* [TO BE DONE]:
Check every line below for the word "this" and copy each one that has it.
------ STORED DATA ------
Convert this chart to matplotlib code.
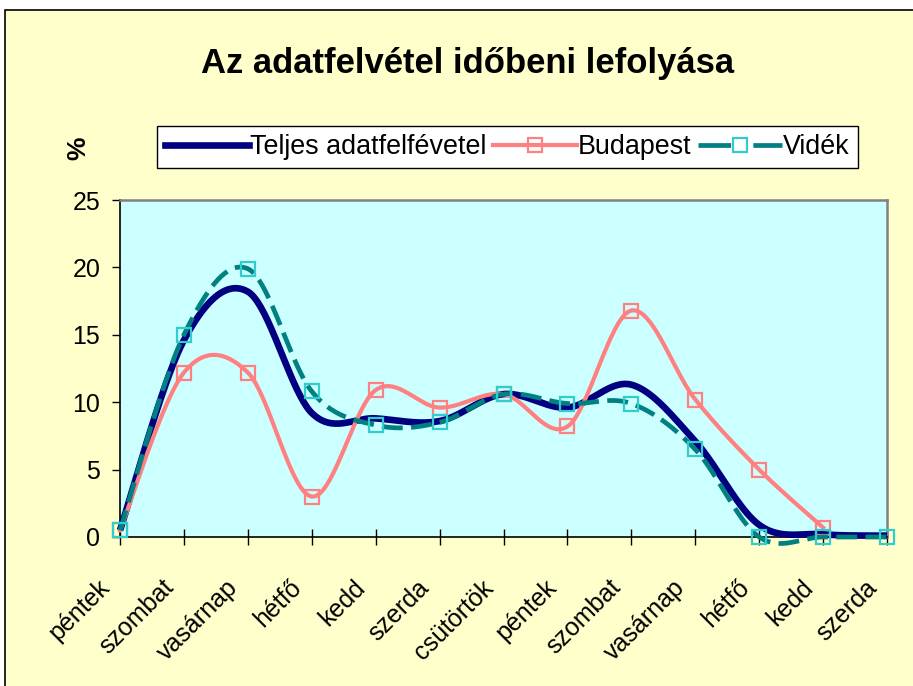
import numpy as np
import matplotlib
matplotlib.use("Agg")
import matplotlib.pyplot as plt
from matplotlib.patches import Rectangle
from matplotlib.transforms import ScaledTranslation

plt.rcParams['font.family'] = ['Liberation Sans', 'DejaVu Sans']
plt.rcParams['lines.scale_dashes'] = False

categories = ["péntek", "szombat", "vasárnap", "hétfő", "kedd", "szerda",
              "csütörtök", "péntek", "szombat", "vasárnap", "hétfő", "kedd", "szerda"]
teljes = [0.5, 14.6, 18.2, 9.2, 8.8, 8.6, 10.6, 9.6, 11.3, 7.1, 0.9, 0.2, 0.1]
budapest = [0.5, 12.2, 12.2, 3.0, 10.9, 9.6, 10.6, 8.2, 16.8, 10.2, 5.0, 0.7, np.nan]
videk = [0.5, 15.0, 19.9, 10.8, 8.3, 8.5, 10.6, 9.9, 9.9, 6.5, 0.0, 0.0, 0.0]
yticks = [0, 5, 10, 15, 20, 25]
title = "Az adatfelvétel időbeni lefolyása"
ylabel = "%"
series_names = ["Teljes adatfelfévetel", "Budapest", "Vidék"]


def smooth(xs, ys, n=40):
    xs = np.asarray(xs, float)
    ys = np.asarray(ys, float)
    m = ~np.isnan(ys)
    xs, ys = xs[m], ys[m]
    P = np.column_stack([xs, ys])
    k = len(P)
    out = []
    for i in range(k - 1):
        p0 = P[i - 1] if i > 0 else P[i]
        p1 = P[i]
        p2 = P[i + 1]
        p3 = P[i + 2] if i + 2 < k else P[i + 1]
        c1 = p1 + (p2 - p0) / 6.0
        c2 = p2 - (p3 - p1) / 6.0
        t = np.linspace(0, 1, n)[:, None]
        seg = ((1 - t) ** 3) * p1 + 3 * ((1 - t) ** 2) * t * c1 + 3 * (1 - t) * t ** 2 * c2 + t ** 3 * p2
        if i > 0:
            seg = seg[1:]
        out.append(seg)
    c = np.vstack(out)
    return c[:, 0], c[:, 1]


W, H = 913, 686
fig = plt.figure(figsize=(W / 100, H / 100), dpi=100, facecolor='white')
fig.patches.append(Rectangle((5 / W, -0.05), 1.1, 1 - 10 / H + 0.05, transform=fig.transFigure,
                             facecolor='#FFFFCC', edgecolor='black', lw=1.2, zorder=-10))

ax = fig.add_axes([120 / W, (H - 537) / H, 767 / W, 337 / H])
ax.set_zorder(2)
ax.set_facecolor('#CCFFFF')
x = np.arange(len(categories))

sx, sy = smooth(x, teljes)
ax.plot(sx, sy, color='#000080', lw=4.8, solid_capstyle='butt', clip_on=False, zorder=3)
sx, sy = smooth(x, budapest)
ax.plot(sx, sy, color='#FF8080', lw=3.0, clip_on=False, zorder=4)
ax.plot(x, budapest, ls='none', marker='s', ms=10, mfc='none', mec='#FF8080', mew=1.6,
        clip_on=False, zorder=5)
sx, sy = smooth(x, videk)
ax.plot(sx, sy, color='#008080', lw=3.4, dashes=(15, 6), dash_capstyle='butt', clip_on=False, zorder=6)
ax.plot(x, videk, ls='none', marker='s', ms=10, mfc='none', mec='#33CCCC', mew=1.6,
        clip_on=False, zorder=7)

ax.set_xlim(0, len(categories) - 1)
ax.set_ylim(0, 25)
ax.set_yticks(yticks)
ax.set_yticklabels([str(v) for v in yticks], fontsize=18)
ax.set_xticks(x)
ax.set_xticklabels(categories, fontsize=18, rotation=45, ha='right', va='center',
                   rotation_mode='anchor')
ax.tick_params(axis='y', direction='out', length=5.8, width=1, pad=8.5, color='black')
ax.tick_params(axis='x', direction='inout', length=11.5, width=1, pad=28, color='black')
off = ScaledTranslation(-14 / 100, 0, fig.dpi_scale_trans)
for lab in ax.get_xticklabels():
    lab.set_transform(lab.get_transform() + off)

for s in ['left', 'bottom']:
    ax.spines[s].set_color('black')
    ax.spines[s].set_linewidth(1.2)
for s in ['top', 'right']:
    ax.spines[s].set_color('#808080')
    ax.spines[s].set_linewidth(1.8)

fig.text(468 / W, 1 - 64 / H, title, ha='center', va='center', fontsize=24.9, fontweight='bold')
fig.text(78 / W, 1 - 148 / H, ylabel, ha='center', va='center', fontsize=19, fontweight='bold',
         rotation=90)

h1 = plt.Line2D([], [], color='#000080', lw=4.8)
h2 = plt.Line2D([], [], color='#FF8080', lw=3.0, marker='s', ms=10, mfc='none', mec='#FF8080', mew=1.6)
h3 = plt.Line2D([], [], color='#008080', lw=3.4, dashes=(23.5, 16), dash_capstyle='butt',
                marker='s', ms=10, mfc='white', mec='#33CCCC', mew=1.6)
leg = fig.legend([h1, h2, h3], series_names, loc='center', bbox_to_anchor=(507.5 / W, 1 - 147 / H),
                 ncol=3, fontsize=19.4, frameon=True, fancybox=False, framealpha=1, edgecolor='black',
                 handlelength=3.1, handletextpad=0.05, columnspacing=0.25, borderpad=0.3,
                 borderaxespad=0, numpoints=1)
leg.get_frame().set_linewidth(1.0)

fig.savefig('out.png', dpi=100, facecolor='white')
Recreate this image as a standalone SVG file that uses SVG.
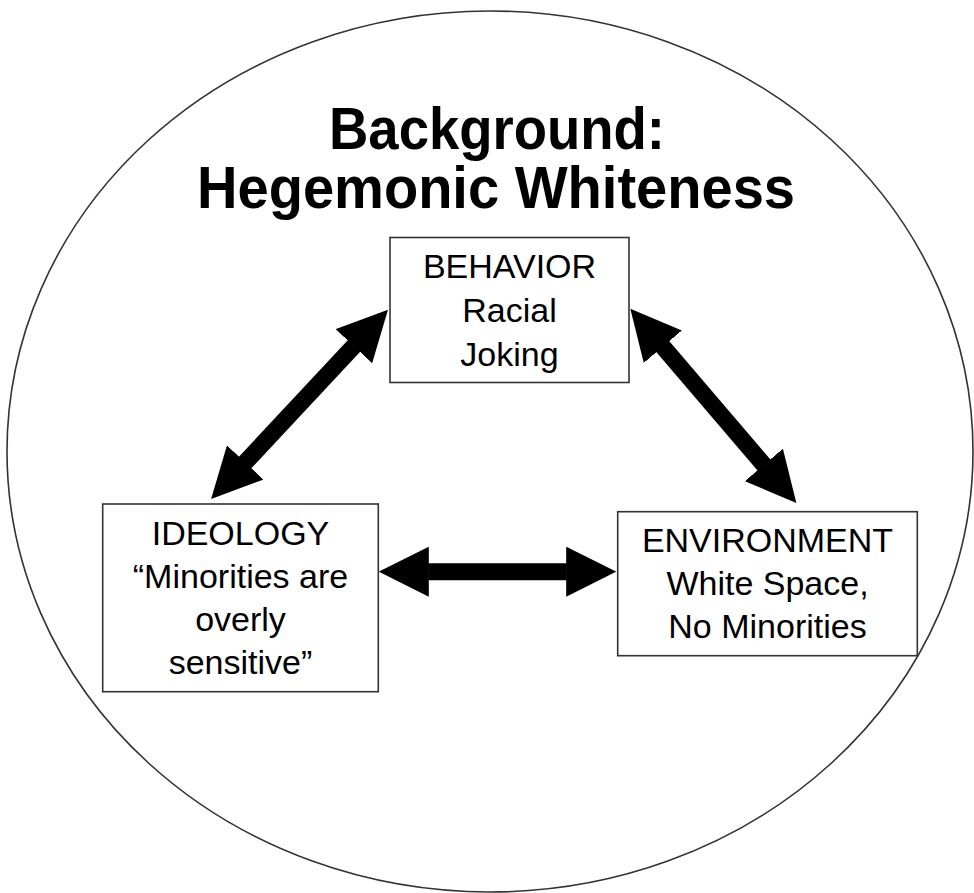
<svg xmlns="http://www.w3.org/2000/svg" width="974" height="893" viewBox="0 0 974 893">
<style>
.bg{fill:#fff}
.ring{fill:none;stroke:#333;stroke-width:1.6}
.box{fill:#fff;stroke:#333;stroke-width:1.6}
.lbl{font-family:"Liberation Sans",Arial,sans-serif;font-size:34px;fill:#000;text-anchor:middle}
.title{font-family:"Liberation Sans",Arial,sans-serif;font-size:60px;font-weight:bold;fill:#000;text-anchor:middle}
.arr{stroke:#000;stroke-width:17;fill:none;marker-start:url(#head);marker-end:url(#head)}
</style>
<defs>
<marker id="head" markerUnits="userSpaceOnUse" markerWidth="50" markerHeight="50" viewBox="0 0 50 50" refX="0.5" refY="25" orient="auto-start-reverse">
<path d="M0,0 L50,25 L0,50 z" fill="#000"/>
</marker>
</defs>
<rect class="bg" x="0" y="0" width="974" height="893"/>
<g id="background">
<ellipse class="ring" cx="490" cy="451.5" rx="483" ry="440.5"/>
<text class="title" x="497" y="149" textLength="336" lengthAdjust="spacingAndGlyphs">Background:</text>
<text class="title" x="496" y="208" textLength="598" lengthAdjust="spacingAndGlyphs">Hegemonic Whiteness</text>
</g>
<g id="connectors">
<line class="arr" x1="244.9" y1="462.8" x2="354.2" y2="345.8"/>
<line class="arr" x1="662.5" y1="346.3" x2="764.2" y2="465.3"/>
<line class="arr" x1="428.3" y1="571.7" x2="566.7" y2="571.7"/>
</g>
<g id="behavior">
<rect class="box" x="390" y="237.5" width="239" height="145"/>
<text class="lbl" x="509.5" y="278">BEHAVIOR</text>
<text class="lbl" x="509.5" y="322">Racial</text>
<text class="lbl" x="509.5" y="366">Joking</text>
</g>
<g id="ideology">
<rect class="box" x="102.7" y="504" width="275.6" height="187.7"/>
<text class="lbl" x="240.5" y="545">IDEOLOGY</text>
<text class="lbl" x="240.5" y="588">“Minorities are</text>
<text class="lbl" x="240.5" y="631">overly</text>
<text class="lbl" x="240.5" y="674">sensitive”</text>
</g>
<g id="environment">
<rect class="box" x="617.7" y="511.7" width="299.6" height="144"/>
<text class="lbl" x="767.5" y="552">ENVIRONMENT</text>
<text class="lbl" x="767.5" y="595">White Space,</text>
<text class="lbl" x="767.5" y="638">No Minorities</text>
</g>
</svg>
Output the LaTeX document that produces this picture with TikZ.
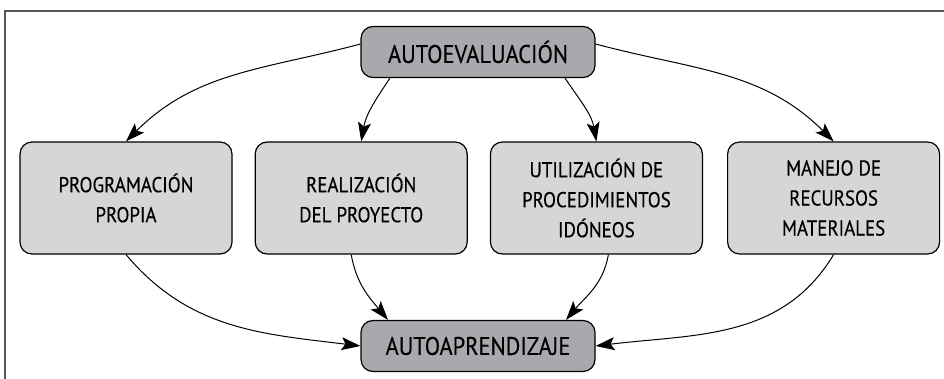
------
* [EXERCISE RESULT]:
Convert this chart to matplotlib code.
Recreate this image as a standalone SVG file that uses SVG.
Output the LaTeX document that produces this picture with TikZ.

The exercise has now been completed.